Closer home one could see an affinity between Corman and Ram Gopal Varma, someone who nurtured a vast pool of talent but along the way fostered filmmakers whose independent voice echoed his own. Varma was one of the first filmmakers that bridged the gap between the Hindi and Telugu film industry at a basic level. Even though there was an exchange of talent between the two cinemas, the character actors from the south never got the same exposure as the leads and it was RGV who changed this.
But while working for Varma, directors and writers couldn’t get the freedom that a Corman would offer and the best example can be seen in the form of writer Jaideep Sahni or director Shimit Amin.
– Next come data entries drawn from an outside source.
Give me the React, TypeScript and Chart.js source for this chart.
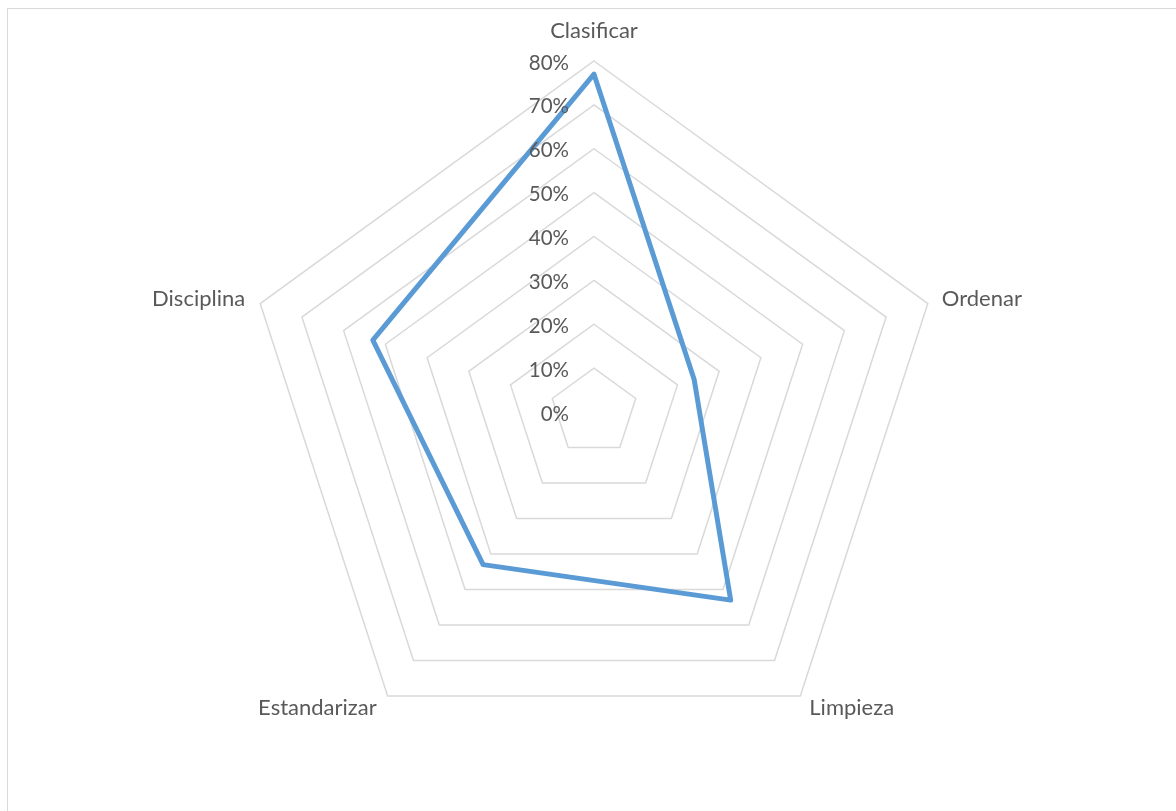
import React, { useEffect, useRef } from "react";
import { Chart, registerables } from "chart.js";

Chart.register(...registerables);

const categories = ["Clasificar", "Ordenar", "Limpieza", "Estandarizar", "Disciplina"];
const seriesValues = [77, 24, 53, 43, 53];
const tickValues = [0, 10, 20, 30, 40, 50, 60, 70, 80];
const tickLabels = ["0%", "10%", "20%", "30%", "40%", "50%", "60%", "70%", "80%"];

const TEXT_COLOR = "#595959";
const TICK_FONT = "20.5px Lato";
const LABEL_FONT = "22px Lato";

const tickLabelPlugin = {
  id: "excelTickLabels",
  afterDatasetsDraw(chart: any) {
    const scale = chart.scales.r;
    const ctx = chart.ctx;
    ctx.save();
    ctx.fillStyle = TEXT_COLOR;
    ctx.font = TICK_FONT;
    ctx.textAlign = "right";
    ctx.textBaseline = "alphabetic";
    tickValues.forEach((v, i) => {
      const d = scale.getDistanceFromCenterForValue(v);
      ctx.fillText(tickLabels[i], scale.xCenter - 25, scale.yCenter - d + 8.5);
    });
    ctx.restore();
  },
};

const pointLabelPlugin = {
  id: "excelPointLabels",
  afterDraw(chart: any) {
    const scale = chart.scales.r;
    const ctx = chart.ctx;
    ctx.save();
    ctx.fillStyle = TEXT_COLOR;
    ctx.font = LABEL_FONT;
    ctx.textBaseline = "alphabetic";
    categories.forEach((label, i) => {
      const p = scale.getPointPosition(i, scale.drawingArea);
      const a = scale.getIndexAngle(i);
      const s = Math.sin(a);
      const c = Math.cos(a);
      let x = p.x;
      let y = p.y;
      if (Math.abs(s) < 0.1) {
        ctx.textAlign = "center";
      } else if (s > 0) {
        ctx.textAlign = "left";
        x += Math.abs(s) > 0.9 ? 14 : 9;
      } else {
        ctx.textAlign = "right";
        x -= Math.abs(s) > 0.9 ? 15 : 11;
      }
      if (c > 0.9) y -= 23;
      else if (c < -0.5) y += 19;
      else y += 2;
      ctx.fillText(label, x, y);
    });
    ctx.restore();
  },
};

export default function App() {
  const canvasRef = useRef<HTMLCanvasElement | null>(null);

  useEffect(() => {
    if (!canvasRef.current) return;
    const chart = new Chart(canvasRef.current, {
      type: "radar",
      data: {
        labels: categories,
        datasets: [
          {
            label: "Serie",
            data: seriesValues,
            borderColor: "#5b9bd5",
            backgroundColor: "rgba(0,0,0,0)",
            borderWidth: 5,
            borderJoinStyle: "round",
            borderCapStyle: "round",
            pointRadius: 0,
            pointHoverRadius: 0,
            fill: false,
            tension: 0,
          },
        ],
      },
      options: {
        animation: false,
        responsive: true,
        maintainAspectRatio: false,
        layout: { padding: { top: 52, bottom: 40, left: 4, right: 0 } },
        plugins: {
          legend: { display: false },
          tooltip: { enabled: false },
          title: { display: false },
        },
        scales: {
          r: {
            min: 0,
            max: 80,
            beginAtZero: true,
            startAngle: 0,
            ticks: { stepSize: 10, display: false },
            grid: { color: "#d9d9d9", lineWidth: 1.5 },
            angleLines: { display: false },
            pointLabels: { display: false },
          },
        },
      },
      plugins: [tickLabelPlugin, pointLabelPlugin],
    });
    return () => chart.destroy();
  }, []);

  return (
    <div
      style={{
        position: "absolute",
        left: 7,
        top: 8,
        width: 1169,
        height: 803,
        borderTop: "1px solid #d9d9d9",
        borderLeft: "1px solid #d9d9d9",
        boxSizing: "border-box",
        overflow: "hidden",
        background: "#ffffff",
      }}
    >
      <div style={{ position: "relative", width: 1168, height: 794 }}>
        <canvas ref={canvasRef} style={{ display: "block" }} />
      </div>
    </div>
  );
}
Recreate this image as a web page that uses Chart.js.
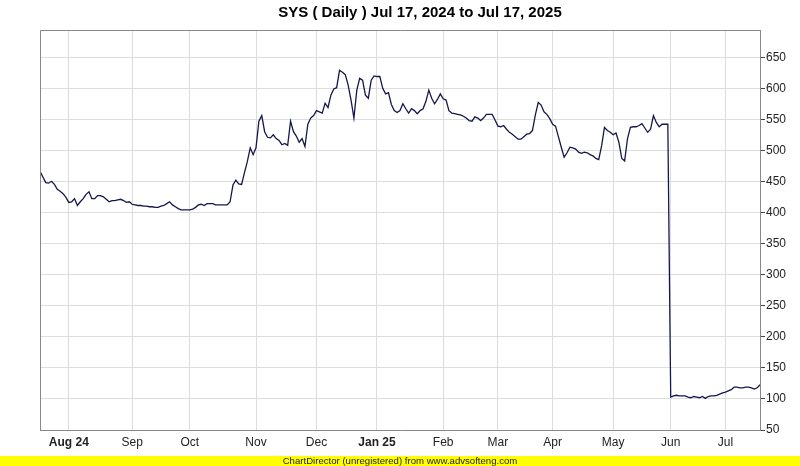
<!DOCTYPE html>
<html>
<head>
<meta charset="utf-8">
<script src="https://cdn.jsdelivr.net/npm/chart.js@4"></script>
<style>
  html, body { margin: 0; padding: 0; background: #fff; }
  #wrap { position: relative; width: 800px; height: 466px; }
  #footer {
    position: absolute; left: 0; top: 456px; width: 800px; height: 10px;
    background: #ffff00; color: #222; text-align: center;
    font: 9.6px "Liberation Sans", Arial, sans-serif; line-height: 10px;
  }
</style>
</head>
<body>
<div id="wrap">
  <canvas id="chart" width="800" height="456"></canvas>
  <div id="footer">ChartDirector (unregistered) from www.advsofteng.com</div>
</div>
<script>
// daily close, Jul 17 2024 -> Jul 17 2025 (one value per trading day)
var closes = [
  467,458,449,448,451,446,438,435,431,425,
  417,418,423,412,418,423,430,434,423,423,
  428,428,426,422,418,420,420,421,422,420,
  417,418,414,413,412,412,411,411,410,410,
  409,409,411,412,415,418,413,410,407,405,
  405,405,405,406,409,413,414,412,415,415,
  415,413,413,413,413,413,418,445,453,447,
  446,465,483,505,494,505,548,557,531,522,
  521,526,520,517,510,512,509,548,531,524,
  514,520,507,543,553,557,565,563,561,577,
  570,590,600,602,630,627,623,606,582,553,
  598,617,614,590,585,614,621,620,620,601,
  592,594,575,565,562,565,576,568,561,568,
  565,560,565,568,580,598,585,576,583,592,
  584,582,565,561,560,559,558,556,553,549,
  548,555,553,549,553,559,559,559,550,540,
  539,541,535,530,527,523,519,519,523,527,
  528,533,558,578,574,563,559,552,543,540,
  523,506,490,497,506,505,503,498,496,498,
  497,494,492,488,486,508,538,533,530,526,
  529,514,488,484,520,538,539,539,541,544,
  537,530,535,557,546,539,543,543,543,103,
  105,106,105,105,105,103,102,104,103,102,
  104,101,104,105,105,106,108,110,111,113,
  115,119,119,118,118,119,119,118,116,118,
  123
];

// first trading day of each month (index into closes) and its label
var monthIdx = [10, 32, 52, 75, 96, 117, 140, 159, 178, 199, 219, 238];
var monthLabels = ['Aug 24', 'Sep', 'Oct', 'Nov', 'Dec', 'Jan 25', 'Feb', 'Mar', 'Apr', 'May', 'Jun', 'Jul'];

var yTicks = [50, 100, 150, 200, 250, 300, 350, 400, 450, 500, 550, 600, 650];

var points = closes.map(function (v, i) { return { x: i, y: v }; });

var FONT = '"Liberation Sans", Arial, sans-serif';

// left and top frame lines
var framePlugin = {
  id: 'frame',
  afterDraw: function (chart) {
    var a = chart.chartArea, ctx = chart.ctx;
    ctx.save();
    ctx.strokeStyle = '#888';
    ctx.lineWidth = 1;
    ctx.beginPath();
    ctx.moveTo(a.left + 0.5, a.bottom);
    ctx.lineTo(a.left + 0.5, a.top + 0.5);
    ctx.lineTo(a.right, a.top + 0.5);
    ctx.stroke();
    ctx.restore();
  }
};

new Chart(document.getElementById('chart'), {
  type: 'line',
  data: {
    datasets: [{
      data: points,
      borderColor: '#16164e',
      borderWidth: 1.3,
      pointRadius: 0,
      tension: 0,
      fill: false
    }]
  },
  options: {
    responsive: false,
    animation: false,
    layout: { padding: { left: 40, right: 0, top: 0, bottom: 0 } },
    plugins: {
      legend: { display: false },
      tooltip: { enabled: false },
      title: {
        display: true,
        text: 'SYS ( Daily ) Jul 17, 2024 to Jul 17, 2025',
        color: '#000',
        font: { family: FONT, size: 15, weight: 'bold' },
        padding: { top: 4, bottom: 8 }
      }
    },
    scales: {
      x: {
        type: 'linear',
        min: 0,
        max: closes.length - 1,
        afterBuildTicks: function (scale) {
          scale.ticks = monthIdx.map(function (v) { return { value: v }; });
        },
        afterFit: function (scale) { scale.height = 26; },
        grid: { color: '#dddddd', drawTicks: false },
        border: { color: '#888' },
        ticks: {
          autoSkip: false,
          maxRotation: 0,
          padding: 5,
          color: '#222',
          font: function (ctx) {
            var lbl = ctx.tick ? ctx.tick.label : '';
            return { family: FONT, size: 12, weight: (lbl === 'Aug 24' || lbl === 'Jan 25') ? 'bold' : 'normal' };
          },
          callback: function (value, index) { return monthLabels[index]; }
        }
      },
      y: {
        position: 'right',
        min: 50,
        max: 695,
        afterBuildTicks: function (scale) {
          scale.ticks = yTicks.map(function (v) { return { value: v }; });
        },
        afterFit: function (scale) { scale.width = 40; },
        grid: { color: '#dddddd', tickColor: '#444', tickLength: 5 },
        border: { color: '#888' },
        ticks: {
          padding: 1,
          color: '#222',
          font: { family: FONT, size: 12 }
        }
      }
    }
  },
  plugins: [framePlugin]
});
</script>
</body>
</html>
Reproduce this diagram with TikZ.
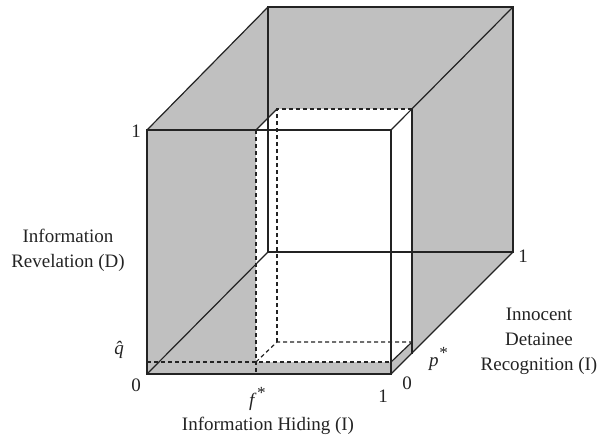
\documentclass[tikz,border=0pt]{standalone}
\usepackage{fontspec}
\setmainfont{Liberation Serif}
\definecolor{facegray}{RGB}{192,192,192}
\definecolor{edgeink}{RGB}{35,35,35}
\newcommand{\starsup}{\raisebox{0.38em}{\fontsize{17}{17}\selectfont *}}
\begin{document}
\begin{tikzpicture}[x=1pt,y=-1pt,
  edge/.style={line width=1.2pt, draw=edgeink},
  hidden/.style={edge, dash pattern=on 4pt off 3pt},
  lbl/.style={font=\fontsize{19}{25}\selectfont, inner sep=0pt, text=edgeink},
  axis/.style={lbl, align=center}]
\useasboundingbox (0,0) rectangle (603,445);

% outer cube: front face A B C D, back face E F G H
\coordinate (A) at (147,374);
\coordinate (B) at (391,374);
\coordinate (C) at (391,130);
\coordinate (D) at (147,130);
\coordinate (E) at (268,252);
\coordinate (F) at (513,252);
\coordinate (G) at (513,7);
\coordinate (H) at (268,7);

% inner box [f*,1] x [q,1] x [0,p*]
\coordinate (W1) at (256,130);
\coordinate (W2) at (256,362);
\coordinate (W3) at (391,362);
\coordinate (W4) at (412,342);
\coordinate (W5) at (412,109);
\coordinate (W6) at (277,109);
\coordinate (W7) at (277,342);
\coordinate (Fb) at (256,374);
\coordinate (Ql) at (147,362);
\coordinate (Pb) at (412,354);

% shaded faces
\fill[facegray] (A) -- (D) -- (H) -- (G) -- (F) -- (B) -- cycle;
% the inner box is left white
\fill[white] (W2) -- (W1) -- (W6) -- (W5) -- (W4) -- (W3) -- cycle;

% hidden lines
\draw[hidden] (W1) -- (Fb);
\draw[hidden] (Ql) -- (W3);
\draw[hidden] (W2) -- (W7) -- (W4);
\draw[hidden] (W7) -- (W6) -- (W5);

% cube edges
\draw[edge] (A) rectangle (C);
\draw[edge] (E) rectangle (G);
\draw[edge] (D) -- (H);
\draw[edge] (C) -- (G);
\draw[edge] (B) -- (F);
\draw[edge] (A) -- (E);

% inner box edges
\draw[edge] (W1) -- (W6);
\draw[edge] (W5) -- (Pb);
\draw[edge] (W3) -- (W4);

% labels
\node[lbl] (one-v) at (136,131) {1};
\node[lbl] (zero-o) at (136,385) {0};
\node[lbl] (qhat) at (119,350) {\itshape\^{q}};
\node[lbl] (fstar) at (257,399) {\itshape f\/\starsup};
\node[lbl] (one-h) at (383,396) {1};
\node[lbl] (zero-d) at (407,383) {0};
\node[lbl] (pstar) at (438,359) {\itshape p\starsup};
\node[lbl] (one-d) at (523,256) {1};
\node[axis] (ylab) at (68,250) {Information\\Revelation (D)};
\node[axis] (xlab) at (268,426) {Information Hiding (I)};
\node[axis] (zlab) at (539,341) {Innocent\\Detainee\\Recognition (I)};
\end{tikzpicture}
\end{document}
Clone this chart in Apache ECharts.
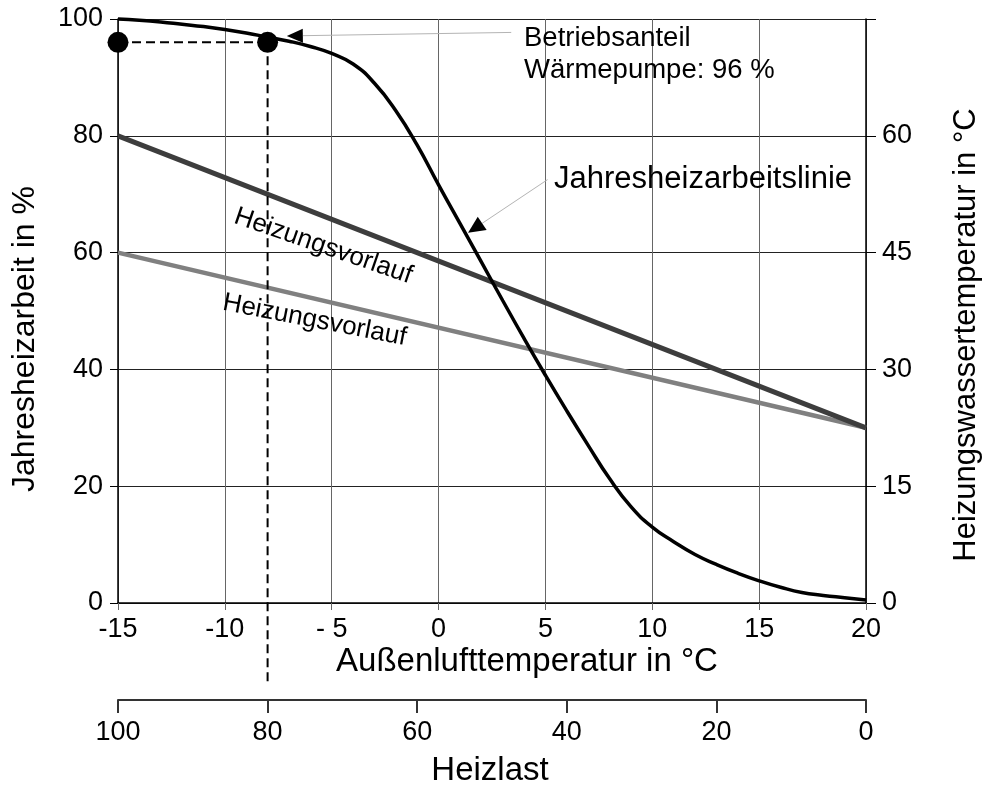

The inability to make something beyond a Jungle (2000) or a Company (2002) at RGV’s for a writer who had a Khosla Ka Ghosla (2006) and a Bunty Aur Babli (2005) to offer, saw Sahni move on.
Similarly it’s implausible to think RGV would put his money on something like a Chak De India! (2007) or a Rocket Singh: Salesman of the Year (2009) the films that Amin made after Ab Tak Chappan (2004).
There’s more to Roger Corman than being the iconic B-Movie producer. Besides giving some of the biggest names in Hollywood their first break, six of whom have won the Academy Award for Best Director, Corman was not only the moving force behind some of the greatest cult classics of the 1970s – Death Race 2000, Children of the Corn – but he's also single-handedly responsible for bringing the works of Ingmar Bergman, Francois Truffaut, Akira Kurosawa and Federico Fellini to mass audiences in the US.
He enjoyed art-house films and knew that there would be an audience for them amongst the masses and his company distributed them across American drive-ins. Like the filmmakers he inspired, Corman’s art-house distribution blazed the path for Miramax and other independent companies in the 1980s and 1990s.